- _DATA SUPPLIED_
* Begin *
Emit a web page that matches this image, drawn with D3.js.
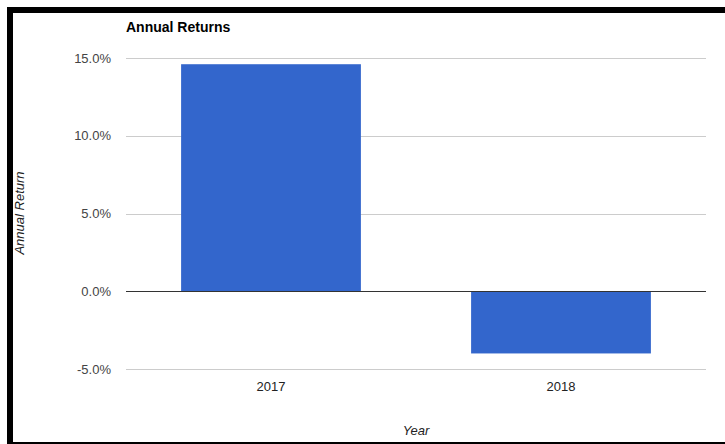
<!DOCTYPE html>
<html>
<head>
<meta charset="utf-8">
<script src="https://cdn.jsdelivr.net/npm/d3@7"></script>
<style>
    body { margin: 0; background: #fff; }
    text { font-family: "Liberation Sans", Arial, sans-serif; }
</style>
</head>
<body>
<div id="chart"></div>
<script>
// data
const years = ['2017', '2018'];
const returns = [0.146, -0.040];
const yTicks = [-0.05, 0, 0.05, 0.10, 0.15];

const width = 725, height = 444;
const margin = { top: 58, right: 19, bottom: 75, left: 126 };
const innerW = width - margin.left - margin.right;

const svg = d3.select('#chart').append('svg')
    .attr('width', width)
    .attr('height', height);

// frame round the picture (top, left, bottom)
svg.append('rect').attr('x', 7).attr('y', 7).attr('width', width - 7).attr('height', 6).attr('fill', '#000');
svg.append('rect').attr('x', 7).attr('y', 7).attr('width', 6).attr('height', height - 7).attr('fill', '#000');
svg.append('rect').attr('x', 7).attr('y', 442).attr('width', width - 7).attr('height', 2).attr('fill', '#000');

const xScale = d3.scaleBand()
    .domain(years)
    .range([margin.left, margin.left + innerW])
    .paddingInner(0.38)
    .paddingOuter(0.19);

const yScale = d3.scaleLinear()
    .domain([-0.05, 0.15])
    .range([369, 58]);

// gridlines
svg.append('g')
    .selectAll('line')
    .data(yTicks.filter(d => d !== 0))
    .join('line')
    .attr('x1', margin.left)
    .attr('x2', margin.left + innerW)
    .attr('y1', d => Math.round(yScale(d)) + 0.5)
    .attr('y2', d => Math.round(yScale(d)) + 0.5)
    .attr('stroke', '#ccc');

// bars
svg.append('g')
    .selectAll('rect')
    .data(years.map((y, i) => ({ year: y, value: returns[i] })))
    .join('rect')
    .attr('x', d => xScale(d.year))
    .attr('y', d => yScale(Math.max(0, d.value)))
    .attr('width', xScale.bandwidth())
    .attr('height', d => Math.abs(yScale(d.value) - yScale(0)))
    .attr('fill', '#3366cc');

// zero baseline
svg.append('line')
    .attr('x1', margin.left)
    .attr('x2', margin.left + innerW)
    .attr('y1', Math.round(yScale(0)) + 0.5)
    .attr('y2', Math.round(yScale(0)) + 0.5)
    .attr('stroke', '#333');

// y tick labels (plain hyphen for the minus, like the reference)
const fmt = d3.formatLocale({ decimal: '.', thousands: ',', grouping: [3], currency: ['$', ''], minus: '-' }).format('.1%');
svg.append('g')
    .selectAll('text')
    .data(yTicks)
    .join('text')
    .attr('x', 111)
    .attr('y', d => yScale(d) + 4.5)
    .attr('text-anchor', 'end')
    .style('font-size', '13px')
    .attr('fill', '#444')
    .text(d => fmt(d));

// x tick labels
svg.append('g')
    .selectAll('text')
    .data(years)
    .join('text')
    .attr('x', d => xScale(d) + xScale.bandwidth() / 2)
    .attr('y', 391)
    .attr('text-anchor', 'middle')
    .style('font-size', '13px')
    .attr('fill', '#222')
    .text(d => d);

// title
svg.append('text')
    .attr('x', 126)
    .attr('y', 32)
    .style('font-size', '14px')
    .style('font-weight', 'bold')
    .attr('fill', '#000')
    .text('Annual Returns');

// axis titles
svg.append('text')
    .attr('x', margin.left + innerW / 2)
    .attr('y', 435)
    .attr('text-anchor', 'middle')
    .style('font-size', '13px')
    .style('font-style', 'italic')
    .attr('fill', '#222')
    .text('Year');

svg.append('text')
    .attr('transform', 'translate(24,213) rotate(-90)')
    .attr('text-anchor', 'middle')
    .style('font-size', '13px')
    .style('font-style', 'italic')
    .attr('fill', '#222')
    .text('Annual Return');
</script>
</body>
</html>
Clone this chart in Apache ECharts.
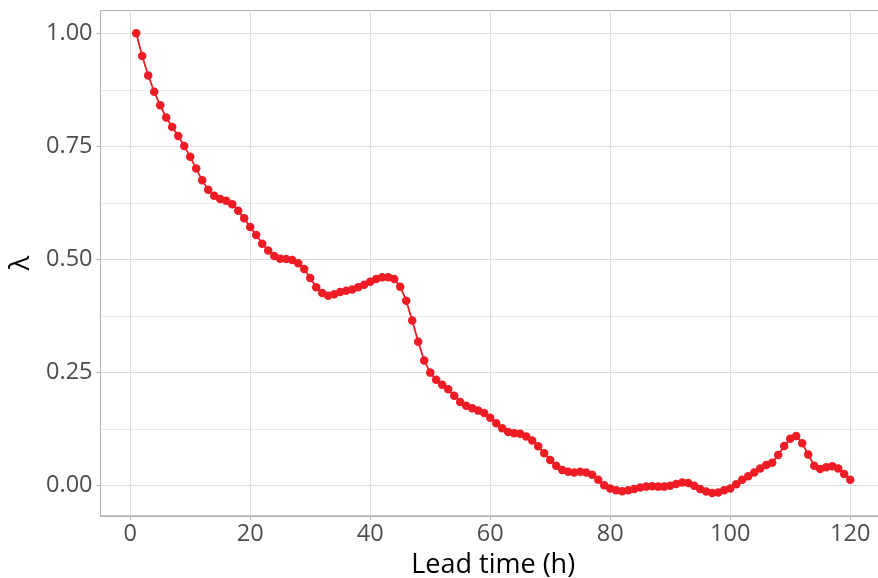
<!DOCTYPE html>
<html>
<head>
<meta charset="utf-8">
<script src="https://cdn.jsdelivr.net/npm/echarts@6/dist/echarts.min.js"></script>
<style>
html,body{margin:0;padding:0;background:#fff;}
#c{width:878px;height:578px;}
</style>
</head>
<body>
<div id="c"></div>
<script>
var leadTime = [];
for (var i = 1; i <= 120; i++) leadTime.push(i);
var lambda = [
  1.000, 0.950, 0.907, 0.871, 0.841, 0.814, 0.793, 0.773, 0.751, 0.727,
  0.701, 0.675, 0.654, 0.641, 0.634, 0.630, 0.622, 0.608, 0.591, 0.572,
  0.554, 0.535, 0.520, 0.508, 0.502, 0.501, 0.499, 0.492, 0.479, 0.459,
  0.439, 0.426, 0.420, 0.423, 0.428, 0.431, 0.434, 0.439, 0.444, 0.451,
  0.457, 0.461, 0.461, 0.457, 0.440, 0.409, 0.365, 0.318, 0.277, 0.250,
  0.234, 0.223, 0.213, 0.199, 0.185, 0.177, 0.171, 0.166, 0.161, 0.150,
  0.138, 0.127, 0.119, 0.116, 0.115, 0.109, 0.100, 0.087, 0.072, 0.057,
  0.044, 0.035, 0.031, 0.029, 0.031, 0.029, 0.024, 0.013, 0.001, -0.006,
  -0.010, -0.012, -0.010, -0.007, -0.004, -0.002, -0.001, -0.002, -0.002, 0.000,
  0.004, 0.007, 0.006, 0.000, -0.007, -0.013, -0.016, -0.015, -0.010, -0.006,
  0.003, 0.013, 0.021, 0.029, 0.038, 0.046, 0.051, 0.068, 0.088, 0.104,
  0.110, 0.094, 0.069, 0.044, 0.037, 0.041, 0.043, 0.038, 0.026, 0.013
];
var xTicks = [0, 20, 40, 60, 80, 100, 120];
var yTicks = [0, 0.25, 0.5, 0.75, 1.0];
var yMinorTicks = [0.125, 0.375, 0.625, 0.875];

var pts = leadTime.map(function (t, i) { return [t, lambda[i]]; });
var FONT = '"Open Sans", sans-serif';
var chart = echarts.init(document.getElementById('c'), null, {renderer: 'canvas'});
var yMin = -0.0665, yMax = 1.0505;
chart.setOption({
  animation: false,
  backgroundColor: '#ffffff',
  grid: {
    left: 100.5, top: 10.5, width: 785.4, height: 505.3,
    outerBoundsMode: 'none', containLabel: false,
    show: true, borderColor: '#b3b3b3', borderWidth: 1, backgroundColor: 'transparent'
  },
  xAxis: {
    type: 'value', min: -4.95, max: 125.95,
    name: 'Lead time (h)', nameLocation: 'middle', nameGap: 31,
    nameTextStyle: {color: '#000', fontSize: 27, fontFamily: FONT},
    axisLine: {show: true, onZero: false, lineStyle: {color: '#b3b3b3', width: 1}},
    axisTick: {show: true, length: 4, customValues: xTicks, lineStyle: {color: '#b3b3b3'}},
    axisLabel: {customValues: xTicks, color: '#4d4d4d', fontSize: 23.5, fontFamily: FONT, margin: 7},
    splitLine: {show: true, lineStyle: {color: '#dedede', width: 1}}
  },
  yAxis: [{
    type: 'value', min: yMin, max: yMax,
    name: 'λ', nameLocation: 'middle', nameGap: 65, nameRotate: 90,
    nameTextStyle: {color: '#000', fontSize: 27, fontFamily: FONT},
    axisLine: {show: true, onZero: false, lineStyle: {color: '#b3b3b3', width: 1}},
    axisTick: {show: true, length: 4, customValues: yTicks, lineStyle: {color: '#b3b3b3'}},
    axisLabel: {customValues: yTicks, color: '#4d4d4d', fontSize: 23.5, fontFamily: FONT, margin: 8,
      formatter: function (v) { return v.toFixed(2); }},
    splitLine: {show: true, lineStyle: {color: '#dedede', width: 1}}
  }, {
    type: 'value', min: yMin, max: yMax, position: 'left',
    axisLine: {show: false}, axisTick: {show: false, customValues: yMinorTicks},
    axisLabel: {show: false, customValues: yMinorTicks},
    splitLine: {show: true, lineStyle: {color: '#e8e8e8', width: 1}}
  }],
  series: [{
    type: 'line', data: pts, yAxisIndex: 0,
    symbol: 'circle', symbolSize: 8.5, showSymbol: true,
    lineStyle: {color: '#ee1c25', width: 1.8},
    itemStyle: {color: '#ee1c25'}
  }]
});
</script>
</body>
</html>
* End *
- _WORK INSTRUCTIONS_
Select, from the listing, all lines that include the word "this".

- _WRITTEN ANSWER_
Emit a web page that matches this image, drawn with D3.js.
Clone this chart in Apache ECharts.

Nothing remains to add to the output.